Camgrain managing director Philip Darke said the new facility would help co-op members, who would not have to pay to ship stored grain to a plant further afield.

He said this principle, of bringing processors nearer stores, was being applied across the crops Camgrain handled.

“We want to work closer with our customers to make them more efficient,” Mr Darke said. “When our members are delivering their crops to Camgrain, they are delivering to the market. They do not have to move it again.”

The site’s location is unusual, inland and more than 100 miles from the existing large crushing sites on the coast in Kent and Liverpool.

RCMA Stratford’s capacity will be equivalent to just 5% of UK rapeseed production, according to levy board AHDB. This is based on the national crop improving from 1.8m tonnes in a difficult 2016.

Important area

But the plant could particularly help farmers in the immediate region, AHDB Cereals & Oilseeds lead analyst Jack Watts said. The West Midlands was becoming a more important rapeseed area, as growers in the East had been hit by flea beetle and dry autumns in the past few years.

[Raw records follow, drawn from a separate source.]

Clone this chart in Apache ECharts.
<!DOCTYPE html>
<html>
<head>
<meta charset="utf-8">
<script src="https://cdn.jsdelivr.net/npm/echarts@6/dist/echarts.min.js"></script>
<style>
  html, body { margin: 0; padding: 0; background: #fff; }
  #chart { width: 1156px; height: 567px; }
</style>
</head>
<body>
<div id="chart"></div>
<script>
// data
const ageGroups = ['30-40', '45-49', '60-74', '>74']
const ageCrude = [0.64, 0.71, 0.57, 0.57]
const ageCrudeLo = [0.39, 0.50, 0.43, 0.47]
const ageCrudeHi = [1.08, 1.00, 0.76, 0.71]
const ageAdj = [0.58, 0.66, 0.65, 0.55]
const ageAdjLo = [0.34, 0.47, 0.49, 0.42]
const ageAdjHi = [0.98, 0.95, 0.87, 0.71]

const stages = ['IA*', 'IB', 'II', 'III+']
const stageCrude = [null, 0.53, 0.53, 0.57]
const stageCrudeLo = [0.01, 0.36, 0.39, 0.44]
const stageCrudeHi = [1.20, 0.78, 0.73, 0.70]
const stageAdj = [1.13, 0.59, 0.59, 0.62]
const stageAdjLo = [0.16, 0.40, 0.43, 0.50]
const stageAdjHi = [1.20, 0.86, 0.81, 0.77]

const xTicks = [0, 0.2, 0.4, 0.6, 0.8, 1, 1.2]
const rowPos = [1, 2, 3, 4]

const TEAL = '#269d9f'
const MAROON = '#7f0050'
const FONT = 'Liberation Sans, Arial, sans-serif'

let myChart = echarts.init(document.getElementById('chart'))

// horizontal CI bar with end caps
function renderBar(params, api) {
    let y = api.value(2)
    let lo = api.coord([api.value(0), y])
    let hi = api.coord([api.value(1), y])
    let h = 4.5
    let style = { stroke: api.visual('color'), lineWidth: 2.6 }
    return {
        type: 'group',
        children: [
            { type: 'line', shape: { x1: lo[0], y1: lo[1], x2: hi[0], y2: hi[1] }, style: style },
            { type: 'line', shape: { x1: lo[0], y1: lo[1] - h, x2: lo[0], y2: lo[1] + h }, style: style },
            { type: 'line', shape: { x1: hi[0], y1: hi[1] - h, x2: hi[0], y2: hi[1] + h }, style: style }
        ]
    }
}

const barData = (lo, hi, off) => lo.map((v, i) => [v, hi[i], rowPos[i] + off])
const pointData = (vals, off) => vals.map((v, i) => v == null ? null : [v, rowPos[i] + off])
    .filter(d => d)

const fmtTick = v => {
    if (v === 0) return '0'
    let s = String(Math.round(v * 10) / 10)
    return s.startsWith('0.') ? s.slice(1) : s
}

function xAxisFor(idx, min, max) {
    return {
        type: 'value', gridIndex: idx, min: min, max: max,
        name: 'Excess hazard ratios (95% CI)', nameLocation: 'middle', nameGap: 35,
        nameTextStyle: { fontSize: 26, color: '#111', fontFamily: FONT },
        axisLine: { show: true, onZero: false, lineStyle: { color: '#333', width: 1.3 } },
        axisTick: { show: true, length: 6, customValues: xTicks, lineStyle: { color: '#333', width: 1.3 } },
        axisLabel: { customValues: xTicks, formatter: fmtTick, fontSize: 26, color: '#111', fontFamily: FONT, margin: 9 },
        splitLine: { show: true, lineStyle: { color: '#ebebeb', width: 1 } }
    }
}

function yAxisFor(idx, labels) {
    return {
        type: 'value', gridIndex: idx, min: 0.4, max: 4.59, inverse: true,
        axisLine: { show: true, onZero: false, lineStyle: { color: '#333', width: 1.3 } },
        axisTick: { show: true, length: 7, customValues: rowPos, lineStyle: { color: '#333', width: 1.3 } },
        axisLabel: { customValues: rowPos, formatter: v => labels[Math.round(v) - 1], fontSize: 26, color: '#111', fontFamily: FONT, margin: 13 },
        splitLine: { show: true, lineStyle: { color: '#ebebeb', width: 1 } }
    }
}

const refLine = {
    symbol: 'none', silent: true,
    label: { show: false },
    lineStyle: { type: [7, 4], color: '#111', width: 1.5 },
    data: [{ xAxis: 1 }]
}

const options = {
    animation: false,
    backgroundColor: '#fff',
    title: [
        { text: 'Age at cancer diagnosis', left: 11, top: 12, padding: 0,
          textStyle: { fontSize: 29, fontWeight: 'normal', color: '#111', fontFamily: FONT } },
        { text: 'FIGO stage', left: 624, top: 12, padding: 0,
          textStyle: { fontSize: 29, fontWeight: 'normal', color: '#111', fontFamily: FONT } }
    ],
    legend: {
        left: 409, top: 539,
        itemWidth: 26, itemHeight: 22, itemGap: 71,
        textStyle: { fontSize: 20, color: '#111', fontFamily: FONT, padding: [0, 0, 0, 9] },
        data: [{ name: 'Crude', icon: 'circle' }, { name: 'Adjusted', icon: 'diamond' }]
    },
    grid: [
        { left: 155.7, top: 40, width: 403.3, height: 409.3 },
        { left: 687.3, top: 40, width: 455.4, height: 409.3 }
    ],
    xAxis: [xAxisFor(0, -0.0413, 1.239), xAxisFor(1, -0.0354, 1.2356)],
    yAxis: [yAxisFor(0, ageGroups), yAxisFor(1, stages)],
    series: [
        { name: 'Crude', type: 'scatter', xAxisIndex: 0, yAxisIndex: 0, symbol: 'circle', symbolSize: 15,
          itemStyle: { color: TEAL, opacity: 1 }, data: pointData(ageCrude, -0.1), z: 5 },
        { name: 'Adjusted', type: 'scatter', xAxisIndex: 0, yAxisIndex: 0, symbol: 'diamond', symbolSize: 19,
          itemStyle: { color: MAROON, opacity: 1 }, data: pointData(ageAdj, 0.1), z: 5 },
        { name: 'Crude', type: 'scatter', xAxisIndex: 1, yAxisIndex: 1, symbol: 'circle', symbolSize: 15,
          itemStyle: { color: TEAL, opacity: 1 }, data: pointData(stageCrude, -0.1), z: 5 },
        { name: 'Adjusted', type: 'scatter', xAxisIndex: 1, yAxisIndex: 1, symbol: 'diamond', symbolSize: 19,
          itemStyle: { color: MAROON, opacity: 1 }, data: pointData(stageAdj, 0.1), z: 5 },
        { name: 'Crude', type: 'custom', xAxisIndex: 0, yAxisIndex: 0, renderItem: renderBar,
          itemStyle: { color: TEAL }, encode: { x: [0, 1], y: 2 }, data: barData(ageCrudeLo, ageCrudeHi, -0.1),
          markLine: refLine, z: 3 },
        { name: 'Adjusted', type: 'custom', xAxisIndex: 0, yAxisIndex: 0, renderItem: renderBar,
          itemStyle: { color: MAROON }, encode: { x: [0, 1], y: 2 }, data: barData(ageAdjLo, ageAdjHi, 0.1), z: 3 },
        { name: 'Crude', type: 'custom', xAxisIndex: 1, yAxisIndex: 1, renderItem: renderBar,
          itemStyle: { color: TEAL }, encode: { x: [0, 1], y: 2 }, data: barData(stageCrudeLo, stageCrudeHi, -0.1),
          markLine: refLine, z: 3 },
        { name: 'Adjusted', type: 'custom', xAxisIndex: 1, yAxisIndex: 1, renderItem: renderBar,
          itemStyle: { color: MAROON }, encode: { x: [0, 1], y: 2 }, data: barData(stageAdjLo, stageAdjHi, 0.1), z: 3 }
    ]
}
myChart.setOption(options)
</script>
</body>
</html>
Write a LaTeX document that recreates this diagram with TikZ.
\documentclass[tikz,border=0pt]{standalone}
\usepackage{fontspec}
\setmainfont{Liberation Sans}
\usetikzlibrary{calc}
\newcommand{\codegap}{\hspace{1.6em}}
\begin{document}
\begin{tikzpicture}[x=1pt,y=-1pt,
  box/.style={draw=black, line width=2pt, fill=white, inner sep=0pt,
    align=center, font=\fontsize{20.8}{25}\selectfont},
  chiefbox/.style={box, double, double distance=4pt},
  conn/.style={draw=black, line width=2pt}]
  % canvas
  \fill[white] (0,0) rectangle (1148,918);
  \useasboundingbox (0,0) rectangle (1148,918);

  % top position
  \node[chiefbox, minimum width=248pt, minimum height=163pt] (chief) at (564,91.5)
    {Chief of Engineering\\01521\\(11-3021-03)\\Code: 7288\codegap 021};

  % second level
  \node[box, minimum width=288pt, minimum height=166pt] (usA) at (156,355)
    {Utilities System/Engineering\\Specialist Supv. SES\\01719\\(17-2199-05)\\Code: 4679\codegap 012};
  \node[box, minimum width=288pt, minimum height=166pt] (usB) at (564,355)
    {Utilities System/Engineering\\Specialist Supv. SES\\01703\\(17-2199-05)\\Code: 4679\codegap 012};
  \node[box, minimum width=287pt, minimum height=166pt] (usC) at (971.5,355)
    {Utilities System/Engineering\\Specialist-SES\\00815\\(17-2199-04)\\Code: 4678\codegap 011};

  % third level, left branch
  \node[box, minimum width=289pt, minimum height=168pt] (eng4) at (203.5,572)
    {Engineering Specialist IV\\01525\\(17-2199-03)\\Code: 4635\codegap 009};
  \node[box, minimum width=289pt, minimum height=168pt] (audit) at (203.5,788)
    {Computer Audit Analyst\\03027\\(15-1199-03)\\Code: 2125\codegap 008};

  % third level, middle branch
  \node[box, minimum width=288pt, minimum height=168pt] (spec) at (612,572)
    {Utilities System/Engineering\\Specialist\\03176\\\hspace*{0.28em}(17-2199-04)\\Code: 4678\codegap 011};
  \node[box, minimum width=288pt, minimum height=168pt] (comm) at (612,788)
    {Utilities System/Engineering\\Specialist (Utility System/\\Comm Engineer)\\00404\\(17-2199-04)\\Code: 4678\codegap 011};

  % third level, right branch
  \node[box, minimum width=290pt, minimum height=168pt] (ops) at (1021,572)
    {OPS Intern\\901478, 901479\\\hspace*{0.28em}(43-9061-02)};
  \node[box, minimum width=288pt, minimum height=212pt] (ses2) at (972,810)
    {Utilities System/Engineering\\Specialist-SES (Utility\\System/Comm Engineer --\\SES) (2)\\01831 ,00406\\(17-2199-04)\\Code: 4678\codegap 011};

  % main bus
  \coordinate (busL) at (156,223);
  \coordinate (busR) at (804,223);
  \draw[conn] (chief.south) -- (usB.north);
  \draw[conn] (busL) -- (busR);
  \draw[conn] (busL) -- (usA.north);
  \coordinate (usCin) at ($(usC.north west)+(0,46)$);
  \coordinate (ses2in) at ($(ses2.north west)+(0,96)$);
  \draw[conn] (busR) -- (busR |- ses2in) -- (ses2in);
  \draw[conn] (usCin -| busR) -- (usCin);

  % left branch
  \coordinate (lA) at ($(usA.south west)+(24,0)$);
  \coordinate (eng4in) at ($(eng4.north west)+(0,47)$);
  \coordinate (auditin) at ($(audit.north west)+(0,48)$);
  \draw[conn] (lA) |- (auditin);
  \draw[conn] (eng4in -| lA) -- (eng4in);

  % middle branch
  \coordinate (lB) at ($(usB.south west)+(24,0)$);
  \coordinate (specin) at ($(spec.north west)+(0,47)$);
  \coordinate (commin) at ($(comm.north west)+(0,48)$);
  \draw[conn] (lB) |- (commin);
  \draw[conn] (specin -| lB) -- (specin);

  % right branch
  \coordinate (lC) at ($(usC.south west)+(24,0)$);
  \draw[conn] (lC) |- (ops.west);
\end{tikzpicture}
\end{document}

“It will be perhaps more of a localised impact [for the farm price] than a national impact,” Mr Watts said.

“Farmers able to sell into [the new plant] may be able to benefit from a reduced haulage cost to the marketplace. And that marketplace is fairly committed to home-grown oilseed rape. It is away from other demand competition and is in the middle of quite a big supply area.”

The site would be the first new crushing facility built in the UK since the 1980s, several sources said.

It will also include a biomass combined heat and power plant, which will power the factory.

“This is a milestone in UK oilseed processing,” said RCMA Group chairman Doug King. “We have commissioned a highly sustainable approach to processing, reflecting our commitment to a more environmentally friendly decision.”